Extension of Time for Collection is an act which extends the 10 year statute of limitations on collections. Acts which extend the collections period includes signing a waiver of the statute [IRS Form 900], leaving the U.S. for more than six months, filing bankruptcy, filing an Offer in Compromise with the Service, or if the IRS initiates a lawsuit prior to the expiration of the limitation period and later secures judgment.

Form 433 Collection Information Statement is a financial statement [IRS Form 433 series] that requires full financial disclosure, including all bank accounts and other assets, as well as income and expense information.

Installment Agreement is an agreement by the taxpayer to pay a set amount each month to the IRS until the full liability (and interest) is paid. The amount is derived by figuring the difference between the taxpayer's necessary monthly living expenses and his net monthly income.

Levy is the enforcement of a lien on your property. Actual seizure of the levied asset occurs, e.g., withdrawal of funds in a bank account.

Liens arise upon a taxpayer's failing to pay the money due within 60 days of the receipt of a Notice and Demand letter. The lien attaches to all of the taxpayer's property and rights to property, whether owned before assessment or acquired after the date of the lien. This lien does not result in the direct collection of any money by the Service unless the Service first enforces the lien by either using an administrative levy, an administrative seizure and judicial remedies.

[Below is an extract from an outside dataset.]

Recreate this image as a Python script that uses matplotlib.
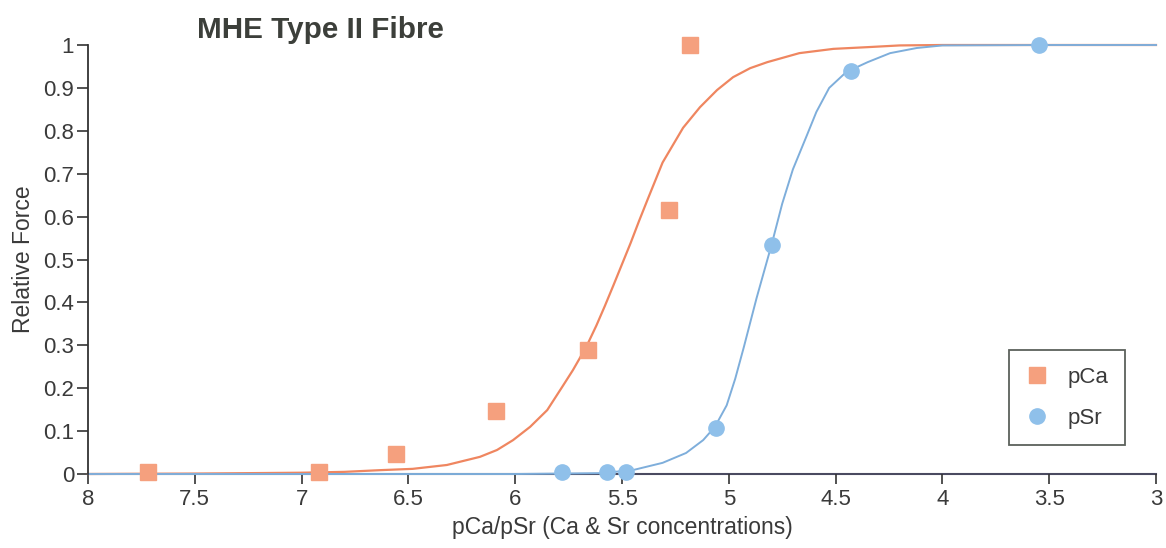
import matplotlib
matplotlib.use("Agg")
import matplotlib.pyplot as plt

plt.rcParams['font.family'] = ['Liberation Sans', 'DejaVu Sans']

# measured data points
pca_x = [7.72, 6.92, 6.56, 6.09, 5.66, 5.28, 5.18]
pca_y = [0.005, 0.005, 0.047, 0.147, 0.29, 0.615, 1.0]
psr_x = [5.78, 5.57, 5.48, 5.06, 4.80, 4.43, 3.55]
psr_y = [0.005, 0.005, 0.005, 0.107, 0.534, 0.94, 1.0]

# fitted curves
pca_fit_x = [8.0, 7.5, 7.0, 6.8, 6.63, 6.48, 6.32, 6.165, 6.085, 6.01, 5.93,
             5.85, 5.78, 5.73, 5.70, 5.66, 5.62, 5.58, 5.54, 5.50, 5.46, 5.42,
             5.38, 5.31, 5.214, 5.135, 5.055, 4.98, 4.90, 4.82, 4.67, 4.51,
             4.35, 4.20, 4.0, 3.5, 3.0]
pca_fit_y = [0.0, 0.001, 0.003, 0.005, 0.009, 0.012, 0.021, 0.040, 0.056,
             0.079, 0.11, 0.149, 0.203, 0.242, 0.268, 0.304, 0.346, 0.392, 0.440,
             0.489, 0.538, 0.590, 0.640, 0.726, 0.807, 0.855, 0.895, 0.925,
             0.946, 0.960, 0.981, 0.991, 0.995, 0.999, 1.0, 1.0, 1.0]
psr_fit_x = [8.0, 7.0, 6.0, 5.6, 5.45, 5.31, 5.20, 5.12, 5.065, 5.01, 4.97,
             4.93, 4.87, 4.80, 4.75, 4.70, 4.634, 4.59, 4.53, 4.45, 4.35,
             4.245, 4.12, 4.0, 3.5, 3.0]
psr_fit_y = [0.0, 0.0, 0.0, 0.002, 0.009, 0.026, 0.049, 0.079, 0.11, 0.160,
             0.222, 0.295, 0.41, 0.534, 0.63, 0.71, 0.79, 0.844, 0.90, 0.937,
             0.96, 0.981, 0.993, 0.999, 1.0, 1.0]

x_ticks = [8, 7.5, 7, 6.5, 6, 5.5, 5, 4.5, 4, 3.5, 3]
x_tick_labels = ['8', '7.5', '7', '6.5', '6', '5.5', '5', '4.5', '4', '3.5', '3']
y_ticks = [0, 0.1, 0.2, 0.3, 0.4, 0.5, 0.6, 0.7, 0.8, 0.9, 1]
y_tick_labels = ['0', '0.1', '0.2', '0.3', '0.4', '0.5', '0.6', '0.7', '0.8', '0.9', '1']

orange_pt = '#f5a07e'
orange_ln = '#ef8660'
blue_pt = '#8fc0ea'
blue_ln = '#7eaedb'
txt = '#3a3a3a'

fig = plt.figure(figsize=(11.66, 5.48), dpi=100)
ax = fig.add_axes([88/1166, 74/548, 1068/1166, 429/548])

ax.plot(pca_fit_x, pca_fit_y, color=orange_ln, lw=1.6, zorder=2, clip_on=False,
        solid_joinstyle='round')
ax.plot(psr_fit_x, psr_fit_y, color=blue_ln, lw=1.4, zorder=2, clip_on=False,
        solid_joinstyle='round')
ax.plot(pca_x, pca_y, 's', color=orange_pt, ms=11, mec=orange_pt, zorder=3,
        clip_on=False, label='pCa')
ax.plot(psr_x, psr_y, 'o', color=blue_pt, ms=11, mec=blue_pt, zorder=3,
        clip_on=False, label='pSr')

ax.set_xlim(8, 3)
ax.set_ylim(0, 1)
ax.set_xticks(x_ticks)
ax.set_xticklabels(x_tick_labels)
ax.set_yticks(y_ticks)
ax.set_yticklabels(y_tick_labels)

for s in ['top', 'right']:
    ax.spines[s].set_visible(False)
ax.spines['left'].set_color('#333333')
ax.spines['left'].set_linewidth(1.3)
ax.spines['bottom'].set_color('#4a4a60')
ax.spines['bottom'].set_linewidth(1.5)
ax.spines['bottom'].set_zorder(1)

ax.tick_params(axis='y', direction='out', length=8, width=1.2, colors='#333333',
               labelsize=16, labelcolor=txt, pad=2)
ax.tick_params(axis='x', direction='out', length=7, width=1.2, colors='#333333',
               labelsize=16, labelcolor=txt, pad=4)

ax.set_xlabel('pCa/pSr (Ca & Sr concentrations)', fontsize=16.5, color=txt, labelpad=4)
ax.set_ylabel('Relative Force', fontsize=16.5, color=txt, labelpad=6)

fig.text(197/1166, 1 - 30/548, 'MHE Type II Fibre', fontsize=21.3, fontweight='bold',
         color='#3c3f3a', ha='left', va='center')

leg = ax.legend(loc='upper left', bbox_to_anchor=(1009/1166, 1 - 350/548),
                bbox_transform=fig.transFigure, frameon=True, fancybox=False,
                fontsize=16, handlelength=1.0, handletextpad=0.9,
                borderpad=0.75, labelspacing=0.9, borderaxespad=0)
leg.get_frame().set_edgecolor('#333a33')
leg.get_frame().set_linewidth(1.3)
for t in leg.get_texts():
    t.set_color(txt)

fig.savefig('out.png', dpi=100)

Notice and Demand is the second step the IRS takes to create a statutory lien. Notice and demand occurs when the taxpayer is sent a notice requesting payment. If the taxpayer does not pay in full within the time specified in the notice, the final requirement for creating a lien is met.

Offer in Compromise is an offer to settle your debt to the IRS for an amount which is less than the total amount owed, but which you are able to pay within a short period. It can be based only on (i) doubt as to liability; or (ii) doubt as to collectability.

Problems Resolution Office is a division of the IRS established to deal with taxpayer problems that are not being adequately addressed under standard IRS procedures.

Revenue Officers handle collection of taxpayer accounts which have been transferred to the taxpayer's local IRS office.

Statute of Limitations provides a limit on the amount of time during which the IRS can try to collect the money you owe. In most cases, that period is 10 years from the date of assessment of the tax.

Transcript of Account is an IRS computer printout of all activity in a taxpayer's account for any given tax period. Account activity includes filing of a return, assessments of tax, penalty or interest, crediting of payments made by the taxpayer, etc. It is helpful in determining what actions have been taken by the IRS and the nature of any liability.

Transferee is an individual or entity to whom the taxpayer has given some or all of his assets without receiving value in return. If the IRS can establish that the taxpayer has indeed made such a transfer, it can take actions to collect the taxpayer's liability from the transferee.

Unauthorized Collection Action is a lawsuit if a collection officer "recklessly or intentionally" violates the Internal Revenue Code. Damages are limited to "actual, direct economic damages" resulting from the misconduct, attorney's fees and costs. Administrative remedies with the IRS must be fully pursued prior to bringing an action. The action must be brought within two years of the date the cause of action accrues.

Wrongful Levy occurs when the IRS has improperly levied on property (generally not the taxpayer's). The IRS may be stopped from enforcing such a levy or selling the property if the enforcement or sale would cause irreparable injury to the owner's rights and property.